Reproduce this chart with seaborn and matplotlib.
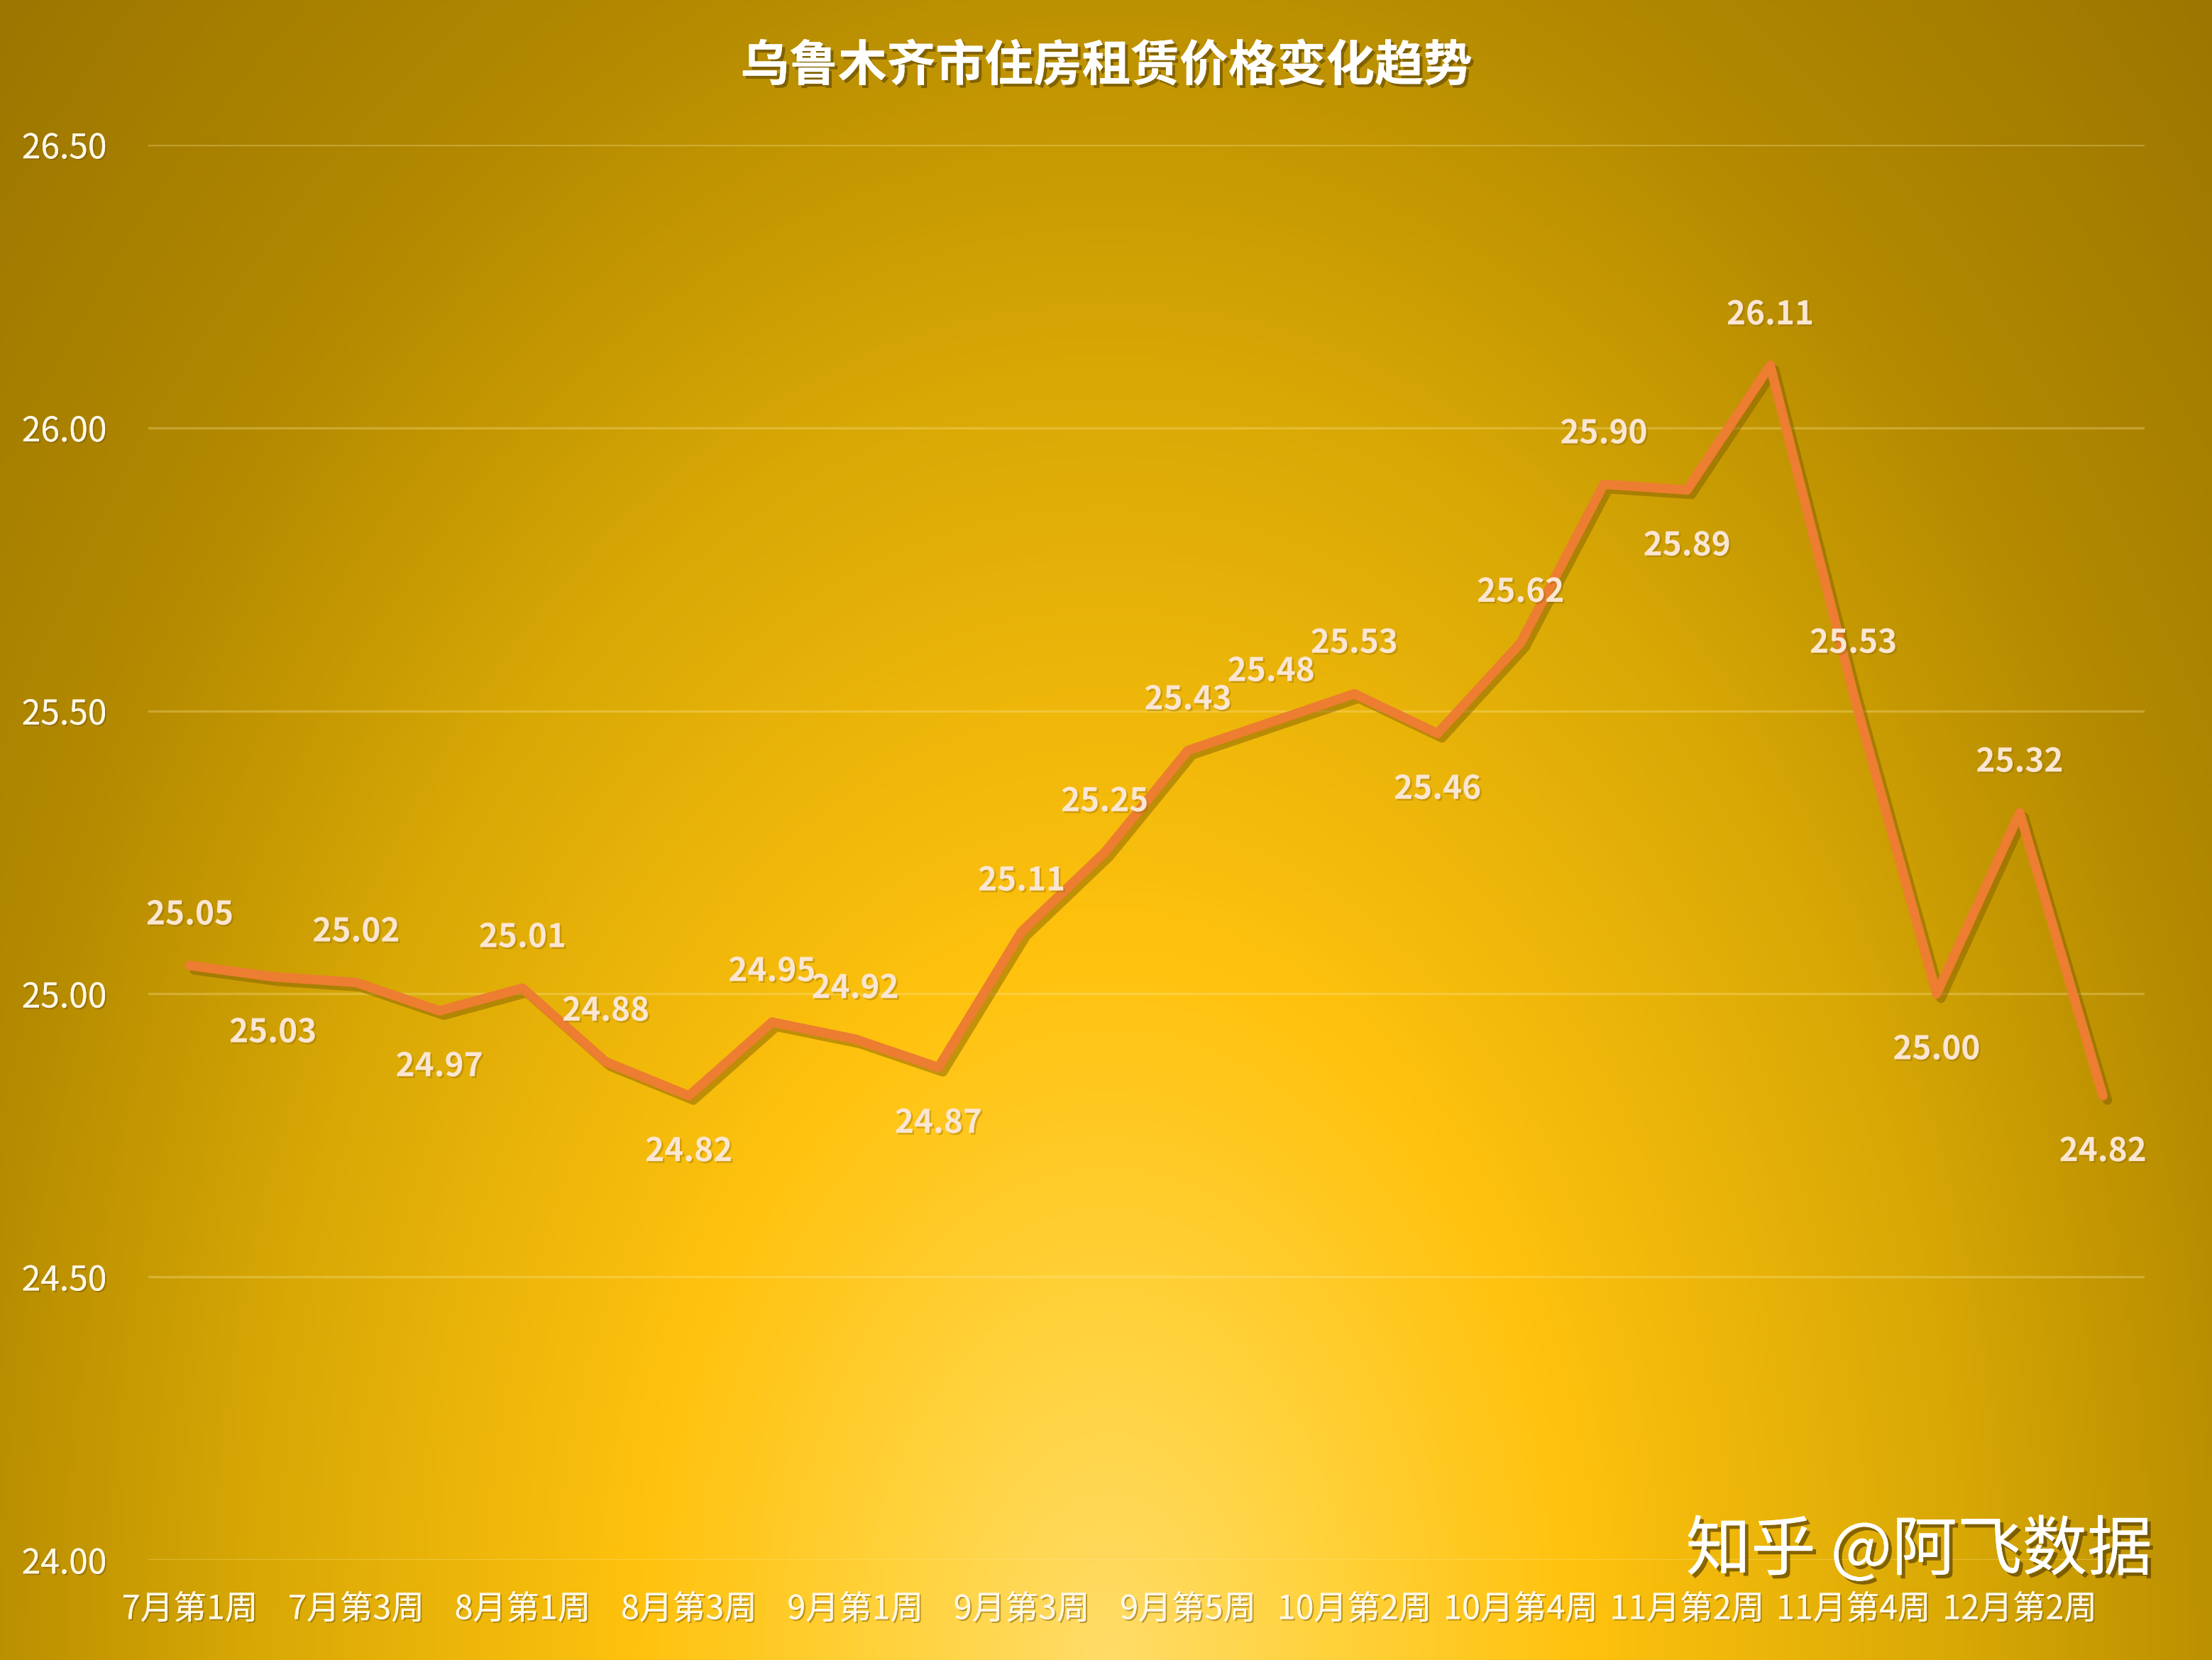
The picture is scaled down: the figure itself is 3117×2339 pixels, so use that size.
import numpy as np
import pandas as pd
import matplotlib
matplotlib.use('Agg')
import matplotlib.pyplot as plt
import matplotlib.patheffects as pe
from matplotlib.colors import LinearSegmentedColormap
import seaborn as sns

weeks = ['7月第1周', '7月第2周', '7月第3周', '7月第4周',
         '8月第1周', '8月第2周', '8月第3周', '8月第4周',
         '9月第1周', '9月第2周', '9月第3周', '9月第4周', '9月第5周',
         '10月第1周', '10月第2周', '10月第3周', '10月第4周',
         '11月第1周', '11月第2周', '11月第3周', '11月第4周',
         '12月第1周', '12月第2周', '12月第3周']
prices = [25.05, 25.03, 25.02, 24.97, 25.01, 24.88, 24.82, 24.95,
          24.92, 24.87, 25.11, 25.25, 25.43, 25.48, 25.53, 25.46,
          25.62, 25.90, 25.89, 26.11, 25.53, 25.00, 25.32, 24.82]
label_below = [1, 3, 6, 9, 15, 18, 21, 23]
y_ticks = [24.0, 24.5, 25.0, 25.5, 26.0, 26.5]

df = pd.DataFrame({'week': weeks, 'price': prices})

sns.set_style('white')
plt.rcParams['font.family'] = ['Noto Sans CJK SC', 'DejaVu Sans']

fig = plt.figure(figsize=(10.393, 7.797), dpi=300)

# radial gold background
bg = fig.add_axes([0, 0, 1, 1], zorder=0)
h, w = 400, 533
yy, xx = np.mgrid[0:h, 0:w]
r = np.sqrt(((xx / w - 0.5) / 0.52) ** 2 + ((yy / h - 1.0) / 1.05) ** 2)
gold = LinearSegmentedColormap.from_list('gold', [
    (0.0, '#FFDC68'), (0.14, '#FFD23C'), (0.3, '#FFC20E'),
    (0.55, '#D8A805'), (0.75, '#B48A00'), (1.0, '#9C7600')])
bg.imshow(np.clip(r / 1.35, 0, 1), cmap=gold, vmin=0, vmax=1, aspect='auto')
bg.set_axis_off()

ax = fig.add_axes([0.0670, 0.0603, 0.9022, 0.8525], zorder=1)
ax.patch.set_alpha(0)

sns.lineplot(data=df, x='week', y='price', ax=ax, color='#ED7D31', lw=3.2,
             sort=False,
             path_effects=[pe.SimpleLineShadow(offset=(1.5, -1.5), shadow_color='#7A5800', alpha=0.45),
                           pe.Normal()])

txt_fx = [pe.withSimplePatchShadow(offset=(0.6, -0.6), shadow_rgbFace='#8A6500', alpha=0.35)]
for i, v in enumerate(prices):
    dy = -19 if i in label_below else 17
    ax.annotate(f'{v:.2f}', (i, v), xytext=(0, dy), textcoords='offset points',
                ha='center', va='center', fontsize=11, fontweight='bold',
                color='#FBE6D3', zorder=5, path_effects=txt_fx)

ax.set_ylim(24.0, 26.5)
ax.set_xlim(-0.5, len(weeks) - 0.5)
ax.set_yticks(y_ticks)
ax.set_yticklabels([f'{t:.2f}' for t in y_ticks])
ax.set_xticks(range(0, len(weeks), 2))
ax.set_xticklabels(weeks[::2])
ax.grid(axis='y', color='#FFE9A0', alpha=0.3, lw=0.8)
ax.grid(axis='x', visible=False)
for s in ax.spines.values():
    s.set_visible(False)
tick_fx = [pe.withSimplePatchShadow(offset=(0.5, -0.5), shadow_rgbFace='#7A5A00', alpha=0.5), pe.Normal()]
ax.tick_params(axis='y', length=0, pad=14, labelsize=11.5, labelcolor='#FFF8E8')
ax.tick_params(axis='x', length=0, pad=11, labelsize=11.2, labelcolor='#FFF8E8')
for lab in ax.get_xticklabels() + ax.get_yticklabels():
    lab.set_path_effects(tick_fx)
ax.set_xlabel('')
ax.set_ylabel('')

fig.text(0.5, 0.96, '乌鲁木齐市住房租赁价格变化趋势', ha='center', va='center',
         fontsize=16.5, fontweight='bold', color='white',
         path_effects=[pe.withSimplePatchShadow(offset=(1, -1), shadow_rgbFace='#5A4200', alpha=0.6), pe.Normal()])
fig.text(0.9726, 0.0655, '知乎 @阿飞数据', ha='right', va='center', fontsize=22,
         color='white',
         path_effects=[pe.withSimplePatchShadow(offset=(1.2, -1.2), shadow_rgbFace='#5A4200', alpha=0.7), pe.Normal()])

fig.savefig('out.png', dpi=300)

┄┄┄┄┄┄┄┄┄┄

_INSTRUCTIONS FOR THE TASK_
Leave out the pictures. Transcribe only the lines above, from the first through the one that contains "fig = plt.figure(figsize=(10.393, 7.797), dpi=300)".

_COMPLETED TASK_
Reproduce this chart with seaborn and matplotlib.
The picture is scaled down: the figure itself is 3117×2339 pixels, so use that size.
import numpy as np
import pandas as pd
import matplotlib
matplotlib.use('Agg')
import matplotlib.pyplot as plt
import matplotlib.patheffects as pe
from matplotlib.colors import LinearSegmentedColormap
import seaborn as sns

weeks = ['7月第1周', '7月第2周', '7月第3周', '7月第4周',
         '8月第1周', '8月第2周', '8月第3周', '8月第4周',
         '9月第1周', '9月第2周', '9月第3周', '9月第4周', '9月第5周',
         '10月第1周', '10月第2周', '10月第3周', '10月第4周',
         '11月第1周', '11月第2周', '11月第3周', '11月第4周',
         '12月第1周', '12月第2周', '12月第3周']
prices = [25.05, 25.03, 25.02, 24.97, 25.01, 24.88, 24.82, 24.95,
          24.92, 24.87, 25.11, 25.25, 25.43, 25.48, 25.53, 25.46,
          25.62, 25.90, 25.89, 26.11, 25.53, 25.00, 25.32, 24.82]
label_below = [1, 3, 6, 9, 15, 18, 21, 23]
y_ticks = [24.0, 24.5, 25.0, 25.5, 26.0, 26.5]

df = pd.DataFrame({'week': weeks, 'price': prices})

sns.set_style('white')
plt.rcParams['font.family'] = ['Noto Sans CJK SC', 'DejaVu Sans']

fig = plt.figure(figsize=(10.393, 7.797), dpi=300)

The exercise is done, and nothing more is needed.